▸ THE REQUEST
Each line containing the word "size" must be reported.

— start SUPPLIED DATA —

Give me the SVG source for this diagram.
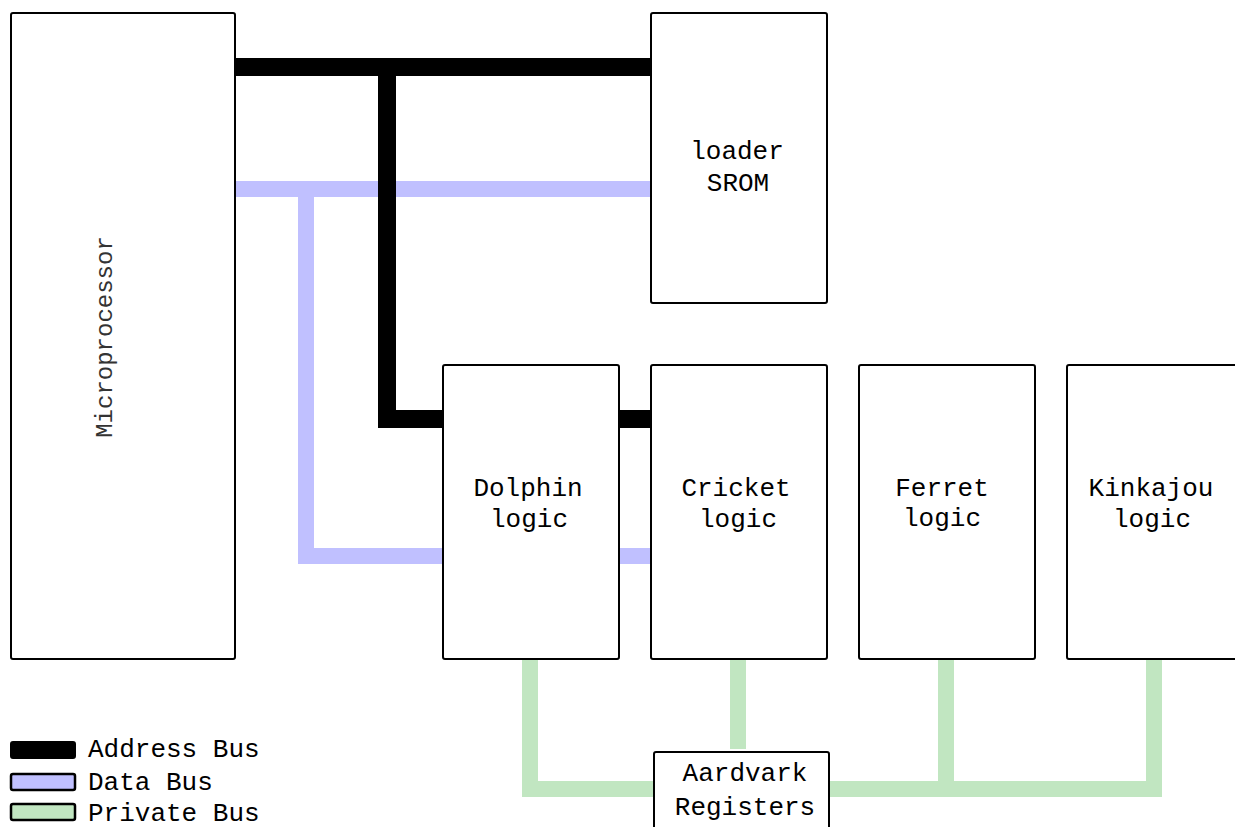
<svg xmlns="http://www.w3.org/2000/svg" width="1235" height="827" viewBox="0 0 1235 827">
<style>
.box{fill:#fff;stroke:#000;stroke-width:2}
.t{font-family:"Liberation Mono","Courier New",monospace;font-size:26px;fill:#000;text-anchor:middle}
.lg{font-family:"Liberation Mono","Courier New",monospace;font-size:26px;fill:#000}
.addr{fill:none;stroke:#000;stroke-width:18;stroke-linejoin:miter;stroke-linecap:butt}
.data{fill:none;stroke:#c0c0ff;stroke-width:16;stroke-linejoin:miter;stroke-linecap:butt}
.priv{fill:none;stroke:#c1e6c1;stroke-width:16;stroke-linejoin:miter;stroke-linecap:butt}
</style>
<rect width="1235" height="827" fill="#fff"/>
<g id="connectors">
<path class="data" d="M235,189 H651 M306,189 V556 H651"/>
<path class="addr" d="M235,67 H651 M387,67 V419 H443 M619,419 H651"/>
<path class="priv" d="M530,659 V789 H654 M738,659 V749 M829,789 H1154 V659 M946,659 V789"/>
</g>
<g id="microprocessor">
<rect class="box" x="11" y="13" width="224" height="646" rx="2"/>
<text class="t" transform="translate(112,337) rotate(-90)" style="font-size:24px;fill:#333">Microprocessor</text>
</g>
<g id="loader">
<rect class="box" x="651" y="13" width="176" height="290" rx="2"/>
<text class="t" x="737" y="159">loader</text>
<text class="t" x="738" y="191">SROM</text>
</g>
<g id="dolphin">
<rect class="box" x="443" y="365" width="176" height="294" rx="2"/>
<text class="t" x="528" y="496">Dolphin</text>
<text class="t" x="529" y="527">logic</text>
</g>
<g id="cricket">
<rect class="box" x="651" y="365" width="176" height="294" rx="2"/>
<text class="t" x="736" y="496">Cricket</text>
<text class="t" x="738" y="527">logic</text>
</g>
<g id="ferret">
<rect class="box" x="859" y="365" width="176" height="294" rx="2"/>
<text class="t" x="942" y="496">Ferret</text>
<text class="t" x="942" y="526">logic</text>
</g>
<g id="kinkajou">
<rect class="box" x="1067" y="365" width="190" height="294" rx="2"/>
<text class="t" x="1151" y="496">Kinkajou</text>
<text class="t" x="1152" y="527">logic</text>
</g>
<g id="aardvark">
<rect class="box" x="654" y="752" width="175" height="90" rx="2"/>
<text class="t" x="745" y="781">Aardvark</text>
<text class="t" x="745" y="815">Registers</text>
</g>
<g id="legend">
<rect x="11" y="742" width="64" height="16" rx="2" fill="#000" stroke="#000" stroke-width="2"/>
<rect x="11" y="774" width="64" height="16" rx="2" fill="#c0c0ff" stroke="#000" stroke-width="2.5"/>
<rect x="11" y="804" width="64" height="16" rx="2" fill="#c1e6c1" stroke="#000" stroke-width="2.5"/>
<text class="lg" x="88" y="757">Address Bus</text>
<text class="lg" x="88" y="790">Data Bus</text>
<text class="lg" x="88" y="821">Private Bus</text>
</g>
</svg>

— end SUPPLIED DATA —
— start SUPPLIED DATA —

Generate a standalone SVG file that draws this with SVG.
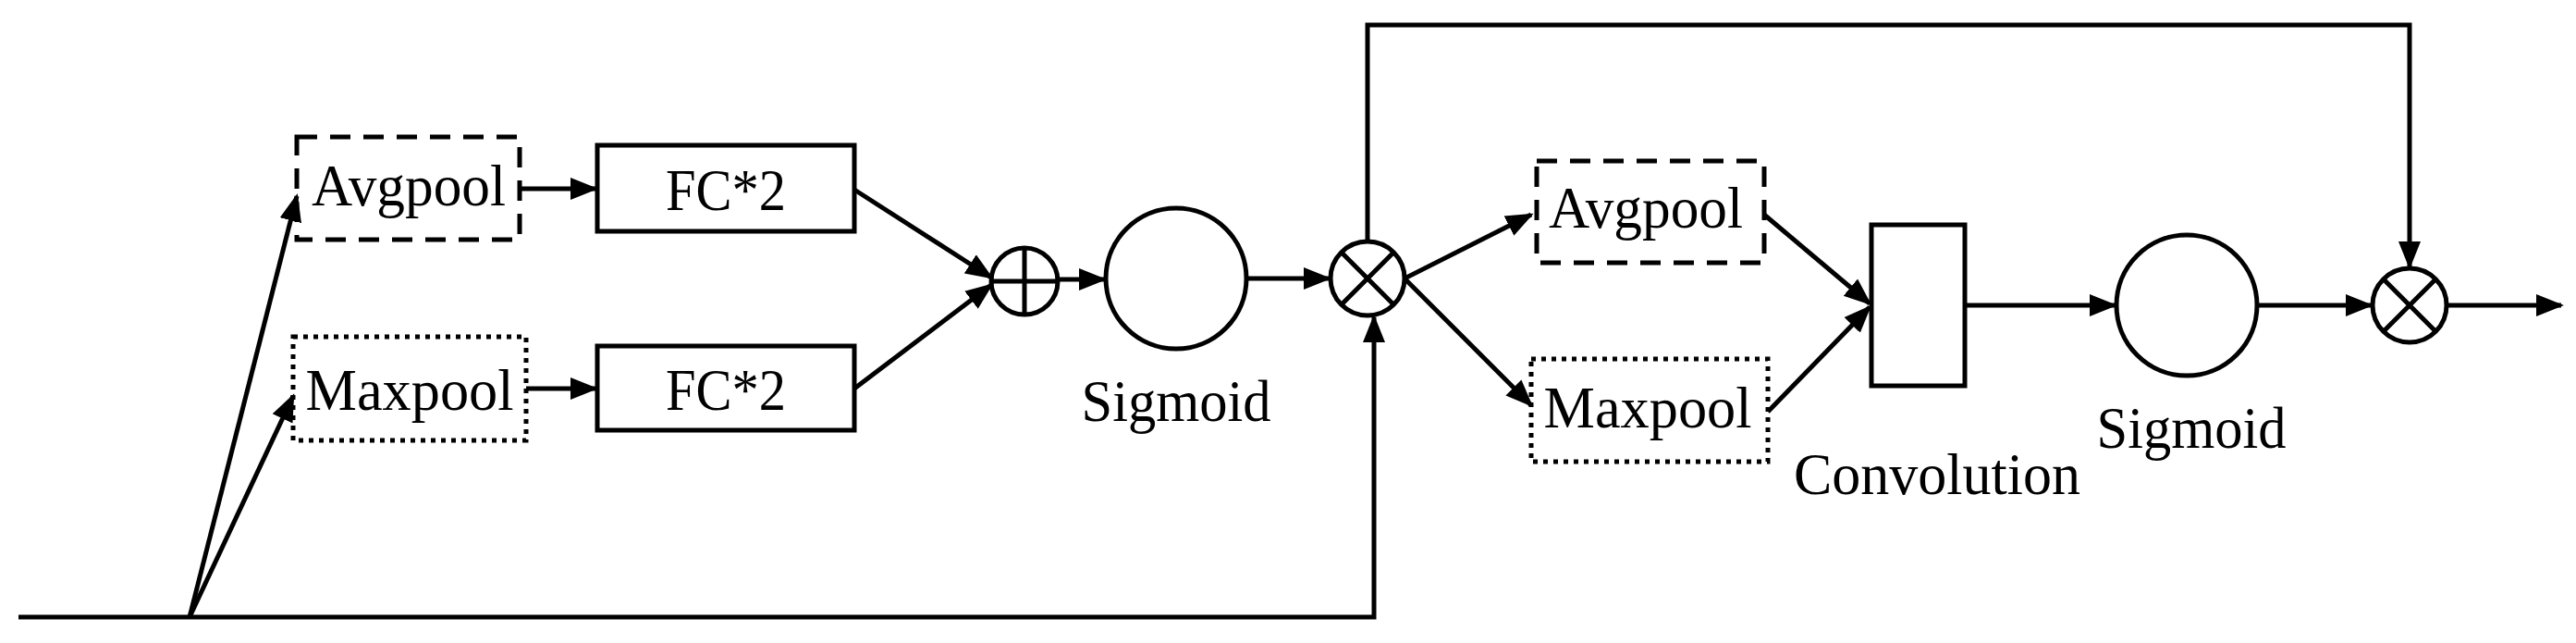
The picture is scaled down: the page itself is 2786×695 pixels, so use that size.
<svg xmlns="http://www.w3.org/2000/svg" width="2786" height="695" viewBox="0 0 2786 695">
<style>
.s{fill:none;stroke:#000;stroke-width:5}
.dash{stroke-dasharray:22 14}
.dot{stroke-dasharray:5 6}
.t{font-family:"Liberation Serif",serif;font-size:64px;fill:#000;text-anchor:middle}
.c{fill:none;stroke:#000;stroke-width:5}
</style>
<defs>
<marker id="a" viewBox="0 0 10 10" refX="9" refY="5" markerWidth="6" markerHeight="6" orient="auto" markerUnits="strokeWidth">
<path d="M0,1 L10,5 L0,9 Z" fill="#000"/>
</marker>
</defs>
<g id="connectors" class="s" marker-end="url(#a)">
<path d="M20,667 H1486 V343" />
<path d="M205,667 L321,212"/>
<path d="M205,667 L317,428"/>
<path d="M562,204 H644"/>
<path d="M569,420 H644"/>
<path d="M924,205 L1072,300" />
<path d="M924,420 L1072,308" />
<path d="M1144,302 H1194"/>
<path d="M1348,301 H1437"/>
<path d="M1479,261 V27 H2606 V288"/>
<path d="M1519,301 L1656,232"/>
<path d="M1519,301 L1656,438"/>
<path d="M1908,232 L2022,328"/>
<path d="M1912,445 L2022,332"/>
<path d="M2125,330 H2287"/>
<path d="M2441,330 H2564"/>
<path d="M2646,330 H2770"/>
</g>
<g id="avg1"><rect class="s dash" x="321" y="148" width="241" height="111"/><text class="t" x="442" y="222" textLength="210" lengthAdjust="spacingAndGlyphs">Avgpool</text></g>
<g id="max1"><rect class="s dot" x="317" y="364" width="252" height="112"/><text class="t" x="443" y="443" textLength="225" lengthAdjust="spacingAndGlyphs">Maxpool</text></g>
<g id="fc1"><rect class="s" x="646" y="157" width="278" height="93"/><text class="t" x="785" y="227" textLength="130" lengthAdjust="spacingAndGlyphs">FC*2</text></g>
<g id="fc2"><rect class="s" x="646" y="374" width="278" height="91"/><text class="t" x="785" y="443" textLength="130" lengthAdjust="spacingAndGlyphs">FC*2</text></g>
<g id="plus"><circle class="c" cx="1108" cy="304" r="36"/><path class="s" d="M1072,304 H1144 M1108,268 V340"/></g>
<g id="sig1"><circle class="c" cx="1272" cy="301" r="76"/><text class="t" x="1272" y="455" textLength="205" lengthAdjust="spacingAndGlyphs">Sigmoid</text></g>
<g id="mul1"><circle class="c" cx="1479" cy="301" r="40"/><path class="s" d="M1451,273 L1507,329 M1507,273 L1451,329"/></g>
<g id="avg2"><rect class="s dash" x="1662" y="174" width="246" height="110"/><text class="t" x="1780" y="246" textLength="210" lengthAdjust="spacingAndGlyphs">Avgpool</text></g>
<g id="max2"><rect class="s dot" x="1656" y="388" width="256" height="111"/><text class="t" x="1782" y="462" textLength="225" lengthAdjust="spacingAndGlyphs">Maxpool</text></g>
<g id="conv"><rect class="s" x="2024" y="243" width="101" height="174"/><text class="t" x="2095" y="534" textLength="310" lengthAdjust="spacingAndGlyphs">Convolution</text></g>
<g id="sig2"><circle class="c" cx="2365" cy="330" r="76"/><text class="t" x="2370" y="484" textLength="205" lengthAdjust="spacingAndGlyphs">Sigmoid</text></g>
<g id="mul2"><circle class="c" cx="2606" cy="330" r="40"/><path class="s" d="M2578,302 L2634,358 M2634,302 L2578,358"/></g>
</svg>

— end SUPPLIED DATA —

▸ WORKED ANSWER
.t{font-family:"Liberation Mono","Courier New",monospace;font-size:26px;fill:#000;text-anchor:middle}
.lg{font-family:"Liberation Mono","Courier New",monospace;font-size:26px;fill:#000}
<text class="t" transform="translate(112,337) rotate(-90)" style="font-size:24px;fill:#333">Microprocessor</text>
The picture is scaled down: the page itself is 2786×695 pixels, so use that size.
.t{font-family:"Liberation Serif",serif;font-size:64px;fill:#000;text-anchor:middle}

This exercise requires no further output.